Такое публичное признание нашей неполноценности было для меня невыносимо. Я не хотел, чтоб меня отделяли от Гришки. Я жаждал равного суда и не получал его.

Гном был маленький, тщедушный. Казалось, он давно должен к кому-то сильному прилепиться, чтобы тот его защищал, охранял…

По приезде его поселили в комнате, которую занимал Ванифатьев с дружками. Но через несколько дней вещевой мешок Гнома вышвырнули в коридор, а следом и его самого.

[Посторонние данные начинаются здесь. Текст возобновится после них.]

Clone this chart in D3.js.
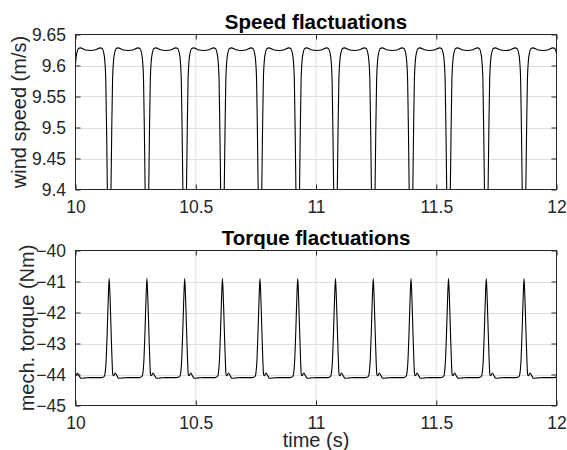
<!DOCTYPE html>
<html>
<head>
  <meta charset="UTF-8">
  <style>
body {
    margin: 0;
    background: #fff;
}
svg text {
    font-family: "Liberation Sans", Arial, sans-serif;
    fill: #262626;
}
.grid line {
    stroke: #dedede;
    stroke-width: 1;
}
.box {
    fill: none;
    stroke: #262626;
    stroke-width: 1;
}
  </style>
</head>
<body>
<svg id="chart"></svg>

<script src="https://d3js.org/d3.v7.min.js"></script>
<script>

// tick labels
const xTicks = [10, 10.5, 11, 11.5, 12];
const speedTicks = [9.4, 9.45, 9.5, 9.55, 9.6, 9.65];
const torqueTicks = [-45, -44, -43, -42, -41, -40];

// times of the dips / spikes (s)
const pulseTimes = [9.983, 10.140, 10.297, 10.454, 10.611, 10.767, 10.924,
                    11.081, 11.238, 11.395, 11.551, 11.708, 11.865, 12.022];

// one period of wind speed around a dip: [offset (s), m/s]
const speedPulse = [
  [-0.078, 9.6242], [-0.055, 9.6255], [-0.037, 9.6285], [-0.029, 9.6275],
  [-0.023, 9.621], [-0.018, 9.607], [-0.014, 9.575], [-0.0105, 9.49],
  [-0.0065, 9.37], [0, 9.25],
  [0.0065, 9.37], [0.0105, 9.49], [0.014, 9.575], [0.018, 9.607],
  [0.023, 9.621], [0.029, 9.6275], [0.037, 9.6285], [0.055, 9.6255]
];

// one period of mech. torque around a spike: [offset (s), Nm]
const torquePulse = [
  [-0.078, -44.10], [-0.032, -44.10], [-0.021, -44.07], [-0.016, -43.9],
  [-0.012, -43.45], [-0.008, -42.6], [-0.004, -41.6], [0, -40.9],
  [0.004, -41.6], [0.008, -42.6], [0.012, -43.55], [0.015, -44.0],
  [0.019, -44.04], [0.025, -43.95], [0.032, -44.04], [0.040, -44.12],
  [0.058, -44.11]
];

function buildSeries(pulse) {
  let pts = [];
  pulseTimes.forEach(t => {
    pulse.forEach(p => pts.push([t + p[0], p[1]]));
  });
  return pts;
}

const speedData = buildSeries(speedPulse);
const torqueData = buildSeries(torquePulse);

let width = 567, height = 450;
let svg = d3.select("#chart")
    .attr("width", width)
    .attr("height", height);

let x = d3.scaleLinear().domain([10, 12]).range([75.5, 556.5]);

function panel(opts) {
  let y = d3.scaleLinear().domain(opts.domain).range([opts.bottom, opts.top]);
  let g = svg.append("g");
  let id = "clip" + opts.name;

  g.append("clipPath").attr("id", id)
    .append("rect")
      .attr("x", x.range()[0]).attr("y", opts.top)
      .attr("width", x.range()[1] - x.range()[0])
      .attr("height", opts.bottom - opts.top);

  // grid
  let grid = g.append("g").attr("class", "grid");
  grid.selectAll(".gx").data(xTicks.slice(1, -1)).enter().append("line")
    .attr("x1", d => x(d)).attr("x2", d => x(d))
    .attr("y1", opts.top).attr("y2", opts.bottom);
  grid.selectAll(".gy").data(opts.ticks.slice(1, -1)).enter().append("line")
    .attr("x1", x.range()[0]).attr("x2", x.range()[1])
    .attr("y1", d => Math.round(y(d)) + 0.5).attr("y2", d => Math.round(y(d)) + 0.5);

  // signal
  g.append("path")
    .datum(opts.data)
    .attr("clip-path", "url(#" + id + ")")
    .attr("fill", "none")
    .attr("stroke", "#000")
    .attr("stroke-width", 1.1)
    .attr("d", d3.line().x(d => x(d[0])).y(d => y(d[1])).curve(d3.curveMonotoneX));

  // axes, ticks inside on all sides
  let tk = 5;
  let bottomAxis = d3.axisBottom(x).tickValues(xTicks).tickSizeInner(-tk).tickSizeOuter(0).tickFormat(d3.format("~g"));
  let topAxis = d3.axisTop(x).tickValues(xTicks).tickSizeInner(-tk).tickSizeOuter(0).tickFormat("");
  let leftAxis = d3.axisLeft(y).tickValues(opts.ticks).tickSizeInner(-tk).tickSizeOuter(0).tickFormat(d3.format("~g"));
  let rightAxis = d3.axisRight(y).tickValues(opts.ticks).tickSizeInner(-tk).tickSizeOuter(0).tickFormat("");

  let ab = g.append("g").attr("transform", "translate(0," + opts.bottom + ")").call(bottomAxis);
  let at = g.append("g").attr("transform", "translate(0," + opts.top + ")").call(topAxis);
  let al = g.append("g").attr("transform", "translate(" + x.range()[0] + ",0)").call(leftAxis);
  let ar = g.append("g").attr("transform", "translate(" + x.range()[1] + ",0)").call(rightAxis);

  [ab, at, al, ar].forEach(a => {
    a.select(".domain").remove();
    a.selectAll("line").attr("stroke", "#262626");
    a.selectAll("text").attr("fill", "#262626")
      .style("font-size", "17.5px")
      .style("font-family", "'Liberation Sans', Arial, sans-serif");
  });
  ab.selectAll("text").attr("dy", null).attr("y", 23);
  al.selectAll("text").attr("x", -9.5).attr("dy", "0.36em");

  g.append("rect").attr("class", "box")
    .attr("x", x.range()[0]).attr("y", opts.top)
    .attr("width", x.range()[1] - x.range()[0])
    .attr("height", opts.bottom - opts.top);

  // title
  g.append("text")
    .attr("x", (x.range()[0] + x.range()[1]) / 2)
    .attr("y", opts.top - 5.5)
    .attr("text-anchor", "middle")
    .style("font-weight", "bold")
    .style("font-size", "20.5px")
    .style("fill", "#000")
    .text(opts.title);

  // y label
  g.append("text")
    .attr("transform", "translate(" + opts.labelX + "," + ((opts.top + opts.bottom) / 2) + ") rotate(-90)")
    .attr("text-anchor", "middle")
    .style("font-size", "20px")
    .text(opts.ylabel);
}

panel({
  name: "speed", top: 34.5, bottom: 189.5,
  domain: [9.4, 9.65], ticks: speedTicks, data: speedData,
  title: "Speed flactuations", ylabel: "wind speed (m/s)", labelX: 26
});

panel({
  name: "torque", top: 250.5, bottom: 405.5,
  domain: [-45, -40], ticks: torqueTicks, data: torqueData,
  title: "Torque flactuations", ylabel: "mech. torque (Nm)", labelX: 34
});

// x label
svg.append("text")
  .attr("x", (x.range()[0] + x.range()[1]) / 2)
  .attr("y", 446.5)
  .attr("text-anchor", "middle")
  .style("font-size", "20px")
  .text("time (s)");

</script>
</body>
</html>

На шум прибежала вожатая Вера Рюмина.

— Что случилось, Валентинов?

Гном стоял отвернувшись. Тогда Рюмина заглянула в комнату.

— Что тут у вас?

Она говорила строгим голосом, а сама улыбалась. Ей нравился большой вальяжный Ванифатьев.

— Он во сне кричит! Зубами щелкает! Квакает! Лает!.. — закричали ванифатьевцы.

Рюмина махнула рукой — да ну вас! — и обратилась к с а м о м у — мягко:

— Скажи ты, Жора.

Ванифатьев, развалясь на койке, не поворачивая головы, процедил:

— Уберите Гнома. Чокнутый. Орет ночью, спать мешает.

Рюмина с любопытством оглядела Гнома. Он стоял все в той же позе, разглядывая носки своих ботинок.

— Валентинов, — сказала она, — это правда, что ты ребятам спать мешаешь?

Гном посмотрел на нее рассеянно, пожал плечами:

— Не знаю…

В комнате захохотали. Гном сказал:

— Переведите меня, пожалуйста, в другую палату.

Рюмина задумалась. Всюду теснота, комнаты маленькие, койку лишнюю втиснуть некуда.